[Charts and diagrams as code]

** Start **

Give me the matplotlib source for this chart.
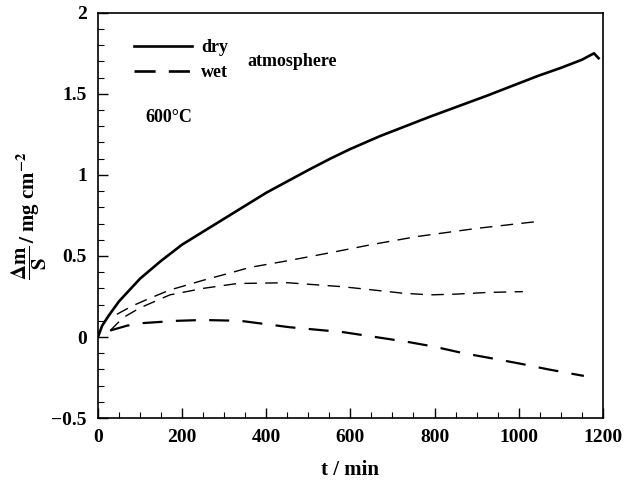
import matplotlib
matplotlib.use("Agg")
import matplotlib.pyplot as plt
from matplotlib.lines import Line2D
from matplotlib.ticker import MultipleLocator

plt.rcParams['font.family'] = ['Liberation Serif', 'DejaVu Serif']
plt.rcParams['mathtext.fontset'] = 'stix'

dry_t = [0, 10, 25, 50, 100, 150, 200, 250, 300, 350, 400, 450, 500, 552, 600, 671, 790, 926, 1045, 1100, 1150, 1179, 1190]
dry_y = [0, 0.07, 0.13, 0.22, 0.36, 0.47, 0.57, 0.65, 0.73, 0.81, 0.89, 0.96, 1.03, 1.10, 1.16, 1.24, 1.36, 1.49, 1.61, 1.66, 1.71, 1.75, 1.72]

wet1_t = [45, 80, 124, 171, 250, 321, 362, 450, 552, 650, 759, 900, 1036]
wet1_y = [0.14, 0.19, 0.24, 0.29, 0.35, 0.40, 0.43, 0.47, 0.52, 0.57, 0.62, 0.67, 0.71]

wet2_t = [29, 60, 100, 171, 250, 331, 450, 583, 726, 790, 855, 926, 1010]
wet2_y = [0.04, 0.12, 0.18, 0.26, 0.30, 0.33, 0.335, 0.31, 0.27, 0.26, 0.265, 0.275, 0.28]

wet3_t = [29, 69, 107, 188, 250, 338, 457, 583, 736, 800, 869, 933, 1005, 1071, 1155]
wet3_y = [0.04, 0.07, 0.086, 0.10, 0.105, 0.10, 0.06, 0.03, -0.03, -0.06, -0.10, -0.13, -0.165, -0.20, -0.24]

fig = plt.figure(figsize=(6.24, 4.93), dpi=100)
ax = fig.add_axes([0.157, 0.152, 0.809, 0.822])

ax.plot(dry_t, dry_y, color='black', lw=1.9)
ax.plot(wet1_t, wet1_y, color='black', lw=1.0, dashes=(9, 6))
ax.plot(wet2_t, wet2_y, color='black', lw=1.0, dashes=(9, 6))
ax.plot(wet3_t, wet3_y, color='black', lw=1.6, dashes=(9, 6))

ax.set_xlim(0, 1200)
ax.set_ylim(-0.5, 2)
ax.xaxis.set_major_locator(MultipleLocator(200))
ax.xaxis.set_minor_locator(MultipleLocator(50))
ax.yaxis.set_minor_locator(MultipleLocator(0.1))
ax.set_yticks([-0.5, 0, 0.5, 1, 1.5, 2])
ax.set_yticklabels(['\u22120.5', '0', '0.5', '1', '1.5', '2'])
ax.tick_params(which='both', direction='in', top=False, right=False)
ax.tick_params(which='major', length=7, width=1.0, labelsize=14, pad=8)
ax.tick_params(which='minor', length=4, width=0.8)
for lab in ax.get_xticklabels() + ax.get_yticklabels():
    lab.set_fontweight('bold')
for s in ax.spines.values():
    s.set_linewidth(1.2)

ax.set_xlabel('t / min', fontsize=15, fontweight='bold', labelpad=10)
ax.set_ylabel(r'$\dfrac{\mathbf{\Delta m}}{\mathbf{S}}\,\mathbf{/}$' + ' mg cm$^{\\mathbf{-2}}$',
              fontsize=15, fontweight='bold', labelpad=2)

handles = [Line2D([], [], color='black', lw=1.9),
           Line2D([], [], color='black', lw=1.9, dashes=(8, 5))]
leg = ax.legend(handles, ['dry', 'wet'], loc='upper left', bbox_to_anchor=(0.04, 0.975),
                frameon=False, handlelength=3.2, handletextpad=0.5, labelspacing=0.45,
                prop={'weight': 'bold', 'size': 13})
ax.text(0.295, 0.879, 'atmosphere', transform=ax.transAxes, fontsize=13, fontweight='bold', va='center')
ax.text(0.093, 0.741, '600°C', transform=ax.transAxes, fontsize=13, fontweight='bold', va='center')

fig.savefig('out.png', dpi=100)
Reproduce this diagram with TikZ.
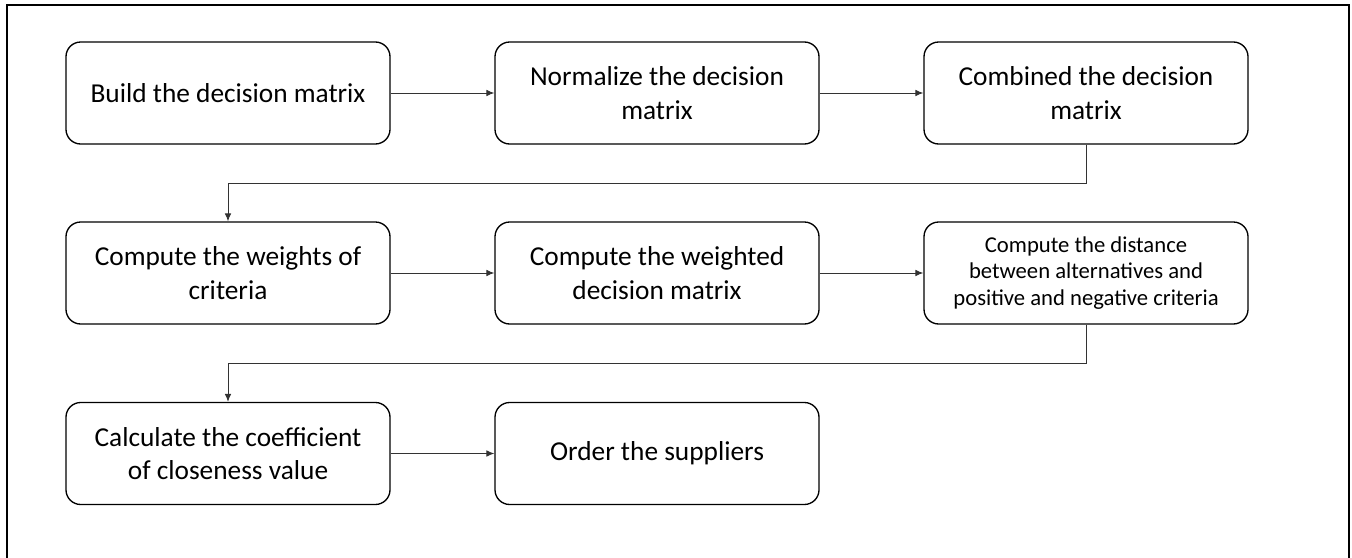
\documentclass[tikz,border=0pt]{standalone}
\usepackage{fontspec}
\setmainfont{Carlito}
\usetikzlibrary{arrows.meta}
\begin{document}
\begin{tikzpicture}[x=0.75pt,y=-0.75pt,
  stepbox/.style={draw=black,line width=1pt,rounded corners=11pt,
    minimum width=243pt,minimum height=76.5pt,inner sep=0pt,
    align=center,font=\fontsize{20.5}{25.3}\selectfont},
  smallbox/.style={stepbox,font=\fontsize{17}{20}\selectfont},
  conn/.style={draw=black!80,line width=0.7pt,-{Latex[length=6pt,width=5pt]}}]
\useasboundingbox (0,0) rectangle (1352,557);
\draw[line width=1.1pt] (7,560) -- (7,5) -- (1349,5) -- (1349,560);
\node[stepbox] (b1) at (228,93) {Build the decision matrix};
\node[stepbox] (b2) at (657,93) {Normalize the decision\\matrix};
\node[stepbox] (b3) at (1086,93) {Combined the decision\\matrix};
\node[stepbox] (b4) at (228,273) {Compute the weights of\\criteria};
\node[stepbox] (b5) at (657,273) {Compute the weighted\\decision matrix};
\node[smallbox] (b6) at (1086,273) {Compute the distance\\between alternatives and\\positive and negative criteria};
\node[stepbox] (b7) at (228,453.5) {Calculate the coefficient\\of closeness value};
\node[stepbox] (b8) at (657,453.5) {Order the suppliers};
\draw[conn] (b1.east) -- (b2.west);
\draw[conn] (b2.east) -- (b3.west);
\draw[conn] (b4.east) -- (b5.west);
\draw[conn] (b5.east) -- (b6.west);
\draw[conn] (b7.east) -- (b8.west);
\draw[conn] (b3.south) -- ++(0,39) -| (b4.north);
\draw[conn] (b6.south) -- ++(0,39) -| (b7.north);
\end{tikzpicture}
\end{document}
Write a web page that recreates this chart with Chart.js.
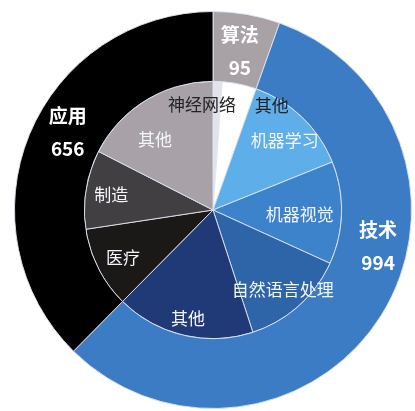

** End **

Work to be completed: Transcribe the opening line of the listing above, please, and every line after it through the line with "from matplotlib.ticker import MultipleLocator", word for word, without pictures.

Response to this task:
Give me the matplotlib source for this chart.
import matplotlib
matplotlib.use("Agg")
import matplotlib.pyplot as plt
from matplotlib.lines import Line2D
from matplotlib.ticker import MultipleLocator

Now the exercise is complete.